After the soy beans had been mostly dehulled I cooked them in water with a bit of vinegar for 30 minutes, drained them and let them cool and dry for a bit before mixing in the tempeh starter. While the beans where cooling I took 3 zip lock sandwich size bags and poked lots and lots of little holes in the bag with a nail to allow the soy beans to breath while incubating. I filled each of the bags with about 1/3 of the soy beans and set up an incubator in our esky using a hot water bottle. I have no idea if it was at the right temperature and it definitely wasn't a constant temperature but it seemed to work. My best looking block of tempeh (the one pictured) looks a lot like the store bought ones because I had it sitting on a cooling rack over the hot water bottle (there wasn't enough room for all 3 on the bottom of the esky with the hot water bottle). I was a little concerned about the black bits but apparently that's normal (has to do with the air flow and heat levels). I fried a little bit up right after incubating it (I incubated mine 48 hours, I probably could have gone a couple hours or so more) and it tasted great. Zac made a stir fry with some of it the next night and it was sooooo good. What was left of it I sliced up and froze today (I sliced it so it would be easy to get just a bit of it if I want-- I hate trying to use just part of a frozen store bought tempeh block, it's so hard to cut). I'm impressed with my results in making tempeh but it was time consuming (mostly just trying to dehull the soy beans) and had to be well planned out so I was home when steps needed to be done.

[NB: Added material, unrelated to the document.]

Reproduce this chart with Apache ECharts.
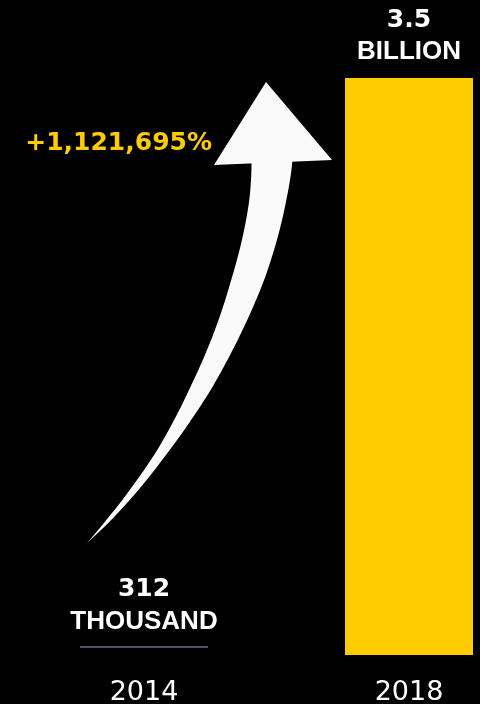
<!DOCTYPE html>
<html>
<head>
<meta charset="utf-8">
<script src="https://cdn.jsdelivr.net/npm/echarts@6/dist/echarts.min.js"></script>
<style>html,body{margin:0;padding:0;background:#000;}#c{width:480px;height:704px;}</style>
</head>
<body>
<div id="c"></div>
<script>
// Data (values in billions of users)
var years = ['2014', '2018'];
var values = [0.000312, 3.5];
var valueLabels = ['312', '3.5'];
var unitLabels = ['THOUSAND', 'BILLION'];
var changeLabel = '+1,121,695%';

var YELLOW = '#ffcc00';
var chart = echarts.init(document.getElementById('c'));

var labelDist = [17, 10];
var barData = values.map(function (v, i) {
  return {
    value: v,
    label: {
      show: true,
      position: 'top',
      distance: labelDist[i],
      formatter: '{n|' + valueLabels[i] + '}\n{w|' + unitLabels[i] + '}'
    }
  };
});

// decorative arrow shaft: smooth centre curve with tapering width
var C = [[272,160],[268,260],[205,425],[87,543]];
var widthAt = [[160,41],[200,37],[240,35],[280,33],[336,27],[388,22],[420,17],[453,12],[487,9],[520,5],[543,0]];
function wAt(y) {
  for (var i = 0; i < widthAt.length - 1; i++) {
    var a = widthAt[i], b = widthAt[i + 1];
    if (y <= b[0]) return a[1] + (b[1] - a[1]) * Math.max(0, (y - a[0])) / (b[0] - a[0]);
  }
  return 0;
}
var leftPts = [], rightPts = [];
for (var k = 0; k <= 60; k++) {
  var t = k / 60, u = 1 - t;
  var x = u*u*u*C[0][0] + 3*u*u*t*C[1][0] + 3*u*t*t*C[2][0] + t*t*t*C[3][0];
  var y = u*u*u*C[0][1] + 3*u*u*t*C[1][1] + 3*u*t*t*C[2][1] + t*t*t*C[3][1];
  var w = wAt(y) / 2;
  leftPts.push([x - w, y]);
  rightPts.unshift([x + w, y]);
}
var shaft = leftPts.concat(rightPts);

chart.setOption({
  backgroundColor: '#000',
  animation: false,
  grid: { left: 144, right: 71, top: 78, bottom: 49, outerBoundsMode: 'none', containLabel: false },
  xAxis: {
    type: 'category',
    data: years,
    boundaryGap: false,
    axisLine: { show: false },
    axisTick: { show: false },
    axisLabel: {
      color: '#fff',
      fontFamily: 'DejaVu Sans',
      fontSize: 27,
      margin: 24
    }
  },
  yAxis: { type: 'value', min: 0, max: 3.5, show: false, splitLine: { show: false } },
  series: [
    {
      type: 'bar',
      data: barData,
      barWidth: 128,
      itemStyle: { color: YELLOW },
      label: {
        color: '#fff',
        lineHeight: 32,
        rich: {
          n: { fontFamily: 'DejaVu Sans', fontWeight: 'bold', fontSize: 25, color: '#fff', lineHeight: 32 },
          w: { fontFamily: 'Liberation Sans', fontWeight: 'bold', fontSize: 26, color: '#fff', lineHeight: 32 }
        }
      }
    },
    {
      type: 'custom',
      data: [[0, values[0]]],
      renderItem: function (params, api) {
        var p = api.coord([api.value(0), api.value(1)]);
        return {
          type: 'line',
          shape: { x1: p[0] - 64, y1: p[1] - 8, x2: p[0] + 64, y2: p[1] - 8 },
          style: { stroke: '#4b5365', lineWidth: 2 }
        };
      },
      silent: true,
      z: 3
    }
  ],
  graphic: [
    {
      type: 'polygon',
      shape: { points: shaft },
      style: { fill: '#fafafa' },
      z: 5
    },
    {
      type: 'polygon',
      shape: { points: [[266, 82], [332, 160], [214, 165]] },
      style: { fill: '#fafafa' },
      z: 5
    },
    {
      type: 'text',
      x: 212,
      y: 143,
      style: {
        text: changeLabel,
        fill: YELLOW,
        font: 'bold 25px "DejaVu Sans"',
        textAlign: 'right',
        textVerticalAlign: 'middle'
      },
      z: 5
    }
  ]
});
</script>
</body>
</html>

Thursday, January 26, 2012
We used to go to Coco Loco (High St, Northcote) fairly often but for some reason we haven't been in ages (we just haven't gone to High St. much at all). We were up there today and Coco Loco was open so we decided to stop by because Khaled makes the best chocolate drinks ever (and a lot of his stuff is vegan). The one I got was an orange flavoured chocolate drink. I got it as an iced chocolate today. So rich and chocolatey and so good! Zac got a lemon myrtle chocolate drink. Both of us had our drinks made with his homemade cashew milk. We need to go back again soon.